WHAT THE TASK REQUIRES — Restate each of the lines below word for word and drop every picture.

DATA BLOCK —
....................
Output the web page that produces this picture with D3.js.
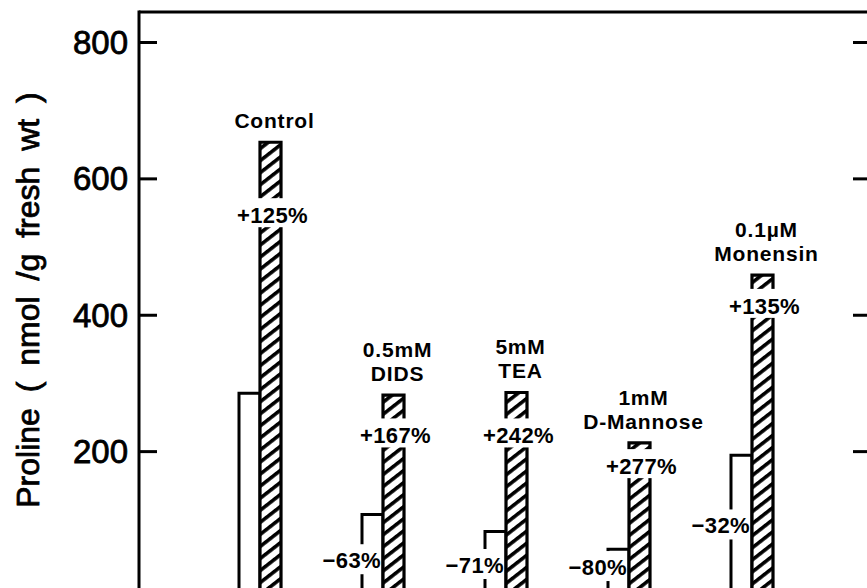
<!DOCTYPE html>
<html>
<head>
<meta charset="utf-8">
<script src="https://cdn.jsdelivr.net/npm/d3@7/dist/d3.min.js"></script>
<style>
  html, body { margin: 0; padding: 0; background: #fff; }
  svg { display: block; }
  text { font-family: "Liberation Sans", Arial, Helvetica, sans-serif; fill: #000; }
</style>
</head>
<body>
<svg id="chart" width="867" height="588"></svg>
<script>
// ---- data ----
const categories   = ["Control", "DIDS", "TEA", "D-Mannose", "Monensin"];
const labelLine1   = ["", "0.5mM", "5mM", "1mM", "0.1\u00B5M"];
const labelLine2   = ["Control", "DIDS", "TEA", "D-Mannose", "Monensin"];
const openValues   = [285, 107, 82, 56, 194];
const hatchValues  = [653, 282, 286, 212, 458];
const openPct      = ["", "\u221263%", "\u221271%", "\u221280%", "\u221232%"];
const hatchPct     = ["+125%", "+167%", "+242%", "+277%", "+135%"];
const yTicks       = [200, 400, 600, 800];
const yTitle       = "Proline ( nmol /g fresh wt )";

// label anchors (value units, where each % label sits on its bar)
const hatchPctAt   = [546, 223, 223, 178, 413];
const openPctAt    = [-40, 40, 33, 30, 91];

// ---- layout ----
const W = 867, H = 588;
const axisX = 139, rightX = 871, topY = 12;
const svg = d3.select("#chart");

const y = d3.scaleLinear().domain([0, 800]).range([587.5, 42]);
const x = d3.scaleBand().domain(categories).range([239, 773]).paddingInner(0.6585).paddingOuter(0);
const sub = d3.scaleBand().domain(["open", "hatch"]).range([0, x.bandwidth()]);

// hatch pattern
const defs = svg.append("defs");
const pat = defs.append("pattern")
  .attr("id", "hatch").attr("patternUnits", "userSpaceOnUse")
  .attr("width", 20).attr("height", 9.5)
  .attr("patternTransform", "rotate(-38)");
pat.append("rect").attr("width", 20).attr("height", 9.5).attr("fill", "#fff");
pat.append("rect").attr("x", 0).attr("y", 0).attr("width", 20).attr("height", 3.6).attr("fill", "#000");

// frame
svg.append("line").attr("x1", axisX).attr("x2", W + 10).attr("y1", topY).attr("y2", topY)
  .attr("stroke", "#000").attr("stroke-width", 3);
svg.append("line").attr("x1", axisX).attr("x2", axisX).attr("y1", topY - 1.5).attr("y2", H + 5)
  .attr("stroke", "#000").attr("stroke-width", 3);
svg.append("line").attr("x1", rightX).attr("x2", rightX).attr("y1", topY - 1.5).attr("y2", H + 5)
  .attr("stroke", "#000").attr("stroke-width", 3);

// left axis
const leftAxis = d3.axisRight(y).tickValues(yTicks).tickSize(18).tickFormat("");
const gL = svg.append("g").attr("transform", `translate(${axisX},0)`).call(leftAxis);
gL.select(".domain").remove();
gL.selectAll(".tick line").attr("stroke", "#000").attr("stroke-width", 3);

svg.append("g").selectAll("text").data(yTicks).join("text")
  .attr("x", 128).attr("y", d => y(d)).attr("dy", "0.36em")
  .attr("text-anchor", "end").attr("font-size", 33)
  .attr("stroke", "#000").attr("stroke-width", 0.8)
  .text(d => d);

// right axis ticks (inward)
const rightAxis = d3.axisLeft(y).tickValues(yTicks).tickSize(18).tickFormat("");
const gR = svg.append("g").attr("transform", `translate(${rightX},0)`).call(rightAxis);
gR.select(".domain").remove();
gR.selectAll(".tick line").attr("stroke", "#000").attr("stroke-width", 3);

// y title
svg.append("text")
  .attr("transform", `translate(39,300) rotate(-90)`)
  .attr("text-anchor", "middle").attr("font-size", 32)
  .attr("word-spacing", "7px")
  .attr("stroke", "#000").attr("stroke-width", 0.8)
  .text(yTitle);

// bars
const groups = categories.map((c, i) => ({
  c, i, open: openValues[i], hatch: hatchValues[i],
  x0: x(c), xo1: x(c) + sub("hatch"), xh1: x(c) + x.bandwidth()
}));

const g = svg.append("g");
const bottom = y(0) + 6;

// open bars
g.selectAll(".open").data(groups).join("path")
  .attr("class", "open")
  .attr("d", d => `M${d.x0},${bottom}V${y(d.open)}H${d.xo1}V${bottom}`)
  .attr("fill", "#fff").attr("stroke", "#000").attr("stroke-width", 3)
  .attr("stroke-linejoin", "miter");

// hatched bars
g.selectAll(".hatchfill").data(groups).join("rect")
  .attr("x", d => d.xo1).attr("y", d => y(d.hatch))
  .attr("width", d => d.xh1 - d.xo1).attr("height", d => bottom - y(d.hatch))
  .attr("fill", "url(#hatch)");
g.selectAll(".hatch").data(groups).join("path")
  .attr("class", "hatch")
  .attr("d", d => `M${d.xo1},${bottom}V${y(d.hatch)}H${d.xh1}V${bottom}`)
  .attr("fill", "none").attr("stroke", "#000").attr("stroke-width", 3.2)
  .attr("stroke-linejoin", "miter");

// hatched % labels with gaps
const pctFont = 22;
groups.forEach(d => {
  const cy = y(hatchPctAt[d.i]);
  const cx = (d.xo1 + d.xh1) / 2 + 2;
  g.append("rect").attr("x", d.xo1 - 3).attr("y", cy - 17)
    .attr("width", d.xh1 - d.xo1 + 6).attr("height", 29).attr("fill", "#fff");
  g.append("text").attr("x", cx).attr("y", cy).attr("dy", "0.36em")
    .attr("text-anchor", "middle").attr("font-size", pctFont).attr("font-weight", "bold")
    .attr("letter-spacing", "0.4px")
    .text(hatchPct[d.i]);
});

// open % labels with gaps
groups.forEach(d => {
  if (!openPct[d.i]) return;
  const cy = y(openPctAt[d.i]);
  g.append("rect").attr("x", d.x0 - 3).attr("y", cy - 16)
    .attr("width", 6).attr("height", 30).attr("fill", "#fff");
  g.append("text").attr("x", d.xo1 - 2).attr("y", cy).attr("dy", "0.36em")
    .attr("text-anchor", "end").attr("font-size", pctFont).attr("font-weight", "bold")
    .attr("letter-spacing", "0.4px")
    .text(openPct[d.i]);
});

// category labels
groups.forEach(d => {
  const cx = (d.xo1 + d.xh1) / 2 + 4;
  const top = y(d.hatch);
  g.append("text").attr("x", cx).attr("y", top - 22).attr("dy", "0.36em")
    .attr("text-anchor", "middle").attr("font-size", 21).attr("font-weight", "bold")
    .attr("letter-spacing", "0.8px")
    .text(labelLine2[d.i]);
  if (labelLine1[d.i]) {
    g.append("text").attr("x", cx).attr("y", top - 46).attr("dy", "0.36em")
      .attr("text-anchor", "middle").attr("font-size", 21).attr("font-weight", "bold")
      .attr("letter-spacing", "0.8px")
      .text(labelLine1[d.i]);
  }
});
</script>
</body>
</html>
....................
EXERCISE RESULT —
Output the web page that produces this picture with D3.js.
<!DOCTYPE html>
<html>
<head>
<meta charset="utf-8">
<script src="https://cdn.jsdelivr.net/npm/d3@7/dist/d3.min.js"></script>
<style>
  html, body { margin: 0; padding: 0; background: #fff; }
  svg { display: block; }
  text { font-family: "Liberation Sans", Arial, Helvetica, sans-serif; fill: #000; }
</style>
</head>
<body>
<svg id="chart" width="867" height="588"></svg>
<script>
// ---- data ----
const categories   = ["Control", "DIDS", "TEA", "D-Mannose", "Monensin"];
const labelLine1   = ["", "0.5mM", "5mM", "1mM", "0.1\u00B5M"];
const labelLine2   = ["Control", "DIDS", "TEA", "D-Mannose", "Monensin"];
const openValues   = [285, 107, 82, 56, 194];
const hatchValues  = [653, 282, 286, 212, 458];
const openPct      = ["", "\u221263%", "\u221271%", "\u221280%", "\u221232%"];
const hatchPct     = ["+125%", "+167%", "+242%", "+277%", "+135%"];
const yTicks       = [200, 400, 600, 800];
const yTitle       = "Proline ( nmol /g fresh wt )";

// label anchors (value units, where each % label sits on its bar)
const hatchPctAt   = [546, 223, 223, 178, 413];
const openPctAt    = [-40, 40, 33, 30, 91];

// ---- layout ----
const W = 867, H = 588;
const axisX = 139, rightX = 871, topY = 12;
const svg = d3.select("#chart");

const y = d3.scaleLinear().domain([0, 800]).range([587.5, 42]);
const x = d3.scaleBand().domain(categories).range([239, 773]).paddingInner(0.6585).paddingOuter(0);
const sub = d3.scaleBand().domain(["open", "hatch"]).range([0, x.bandwidth()]);

// hatch pattern
const defs = svg.append("defs");
const pat = defs.append("pattern")
  .attr("id", "hatch").attr("patternUnits", "userSpaceOnUse")
  .attr("width", 20).attr("height", 9.5)
  .attr("patternTransform", "rotate(-38)");
pat.append("rect").attr("width", 20).attr("height", 9.5).attr("fill", "#fff");
pat.append("rect").attr("x", 0).attr("y", 0).attr("width", 20).attr("height", 3.6).attr("fill", "#000");

// frame
svg.append("line").attr("x1", axisX).attr("x2", W + 10).attr("y1", topY).attr("y2", topY)
  .attr("stroke", "#000").attr("stroke-width", 3);
svg.append("line").attr("x1", axisX).attr("x2", axisX).attr("y1", topY - 1.5).attr("y2", H + 5)
  .attr("stroke", "#000").attr("stroke-width", 3);
svg.append("line").attr("x1", rightX).attr("x2", rightX).attr("y1", topY - 1.5).attr("y2", H + 5)
  .attr("stroke", "#000").attr("stroke-width", 3);

// left axis
const leftAxis = d3.axisRight(y).tickValues(yTicks).tickSize(18).tickFormat("");
const gL = svg.append("g").attr("transform", `translate(${axisX},0)`).call(leftAxis);
gL.select(".domain").remove();
gL.selectAll(".tick line").attr("stroke", "#000").attr("stroke-width", 3);

svg.append("g").selectAll("text").data(yTicks).join("text")
  .attr("x", 128).attr("y", d => y(d)).attr("dy", "0.36em")
  .attr("text-anchor", "end").attr("font-size", 33)
  .attr("stroke", "#000").attr("stroke-width", 0.8)
  .text(d => d);

// right axis ticks (inward)
const rightAxis = d3.axisLeft(y).tickValues(yTicks).tickSize(18).tickFormat("");
const gR = svg.append("g").attr("transform", `translate(${rightX},0)`).call(rightAxis);
gR.select(".domain").remove();
gR.selectAll(".tick line").attr("stroke", "#000").attr("stroke-width", 3);

// y title
svg.append("text")
  .attr("transform", `translate(39,300) rotate(-90)`)
  .attr("text-anchor", "middle").attr("font-size", 32)
  .attr("word-spacing", "7px")
  .attr("stroke", "#000").attr("stroke-width", 0.8)
  .text(yTitle);

// bars
const groups = categories.map((c, i) => ({
  c, i, open: openValues[i], hatch: hatchValues[i],
  x0: x(c), xo1: x(c) + sub("hatch"), xh1: x(c) + x.bandwidth()
}));

const g = svg.append("g");
const bottom = y(0) + 6;

// open bars
g.selectAll(".open").data(groups).join("path")
  .attr("class", "open")
  .attr("d", d => `M${d.x0},${bottom}V${y(d.open)}H${d.xo1}V${bottom}`)
  .attr("fill", "#fff").attr("stroke", "#000").attr("stroke-width", 3)
  .attr("stroke-linejoin", "miter");

// hatched bars
g.selectAll(".hatchfill").data(groups).join("rect")
  .attr("x", d => d.xo1).attr("y", d => y(d.hatch))
  .attr("width", d => d.xh1 - d.xo1).attr("height", d => bottom - y(d.hatch))
  .attr("fill", "url(#hatch)");
g.selectAll(".hatch").data(groups).join("path")
  .attr("class", "hatch")
  .attr("d", d => `M${d.xo1},${bottom}V${y(d.hatch)}H${d.xh1}V${bottom}`)
  .attr("fill", "none").attr("stroke", "#000").attr("stroke-width", 3.2)
  .attr("stroke-linejoin", "miter");

// hatched % labels with gaps
const pctFont = 22;
groups.forEach(d => {
  const cy = y(hatchPctAt[d.i]);
  const cx = (d.xo1 + d.xh1) / 2 + 2;
  g.append("rect").attr("x", d.xo1 - 3).attr("y", cy - 17)
    .attr("width", d.xh1 - d.xo1 + 6).attr("height", 29).attr("fill", "#fff");
  g.append("text").attr("x", cx).attr("y", cy).attr("dy", "0.36em")
    .attr("text-anchor", "middle").attr("font-size", pctFont).attr("font-weight", "bold")
    .attr("letter-spacing", "0.4px")
    .text(hatchPct[d.i]);
});

// open % labels with gaps
groups.forEach(d => {
  if (!openPct[d.i]) return;
  const cy = y(openPctAt[d.i]);
  g.append("rect").attr("x", d.x0 - 3).attr("y", cy - 16)
    .attr("width", 6).attr("height", 30).attr("fill", "#fff");
  g.append("text").attr("x", d.xo1 - 2).attr("y", cy).attr("dy", "0.36em")
    .attr("text-anchor", "end").attr("font-size", pctFont).attr("font-weight", "bold")
    .attr("letter-spacing", "0.4px")
    .text(openPct[d.i]);
});

// category labels
groups.forEach(d => {
  const cx = (d.xo1 + d.xh1) / 2 + 4;
  const top = y(d.hatch);
  g.append("text").attr("x", cx).attr("y", top - 22).attr("dy", "0.36em")
    .attr("text-anchor", "middle").attr("font-size", 21).attr("font-weight", "bold")
    .attr("letter-spacing", "0.8px")
    .text(labelLine2[d.i]);
  if (labelLine1[d.i]) {
    g.append("text").attr("x", cx).attr("y", top - 46).attr("dy", "0.36em")
      .attr("text-anchor", "middle").attr("font-size", 21).attr("font-weight", "bold")
      .attr("letter-spacing", "0.8px")
      .text(labelLine1[d.i]);
  }
});
</script>
</body>
</html>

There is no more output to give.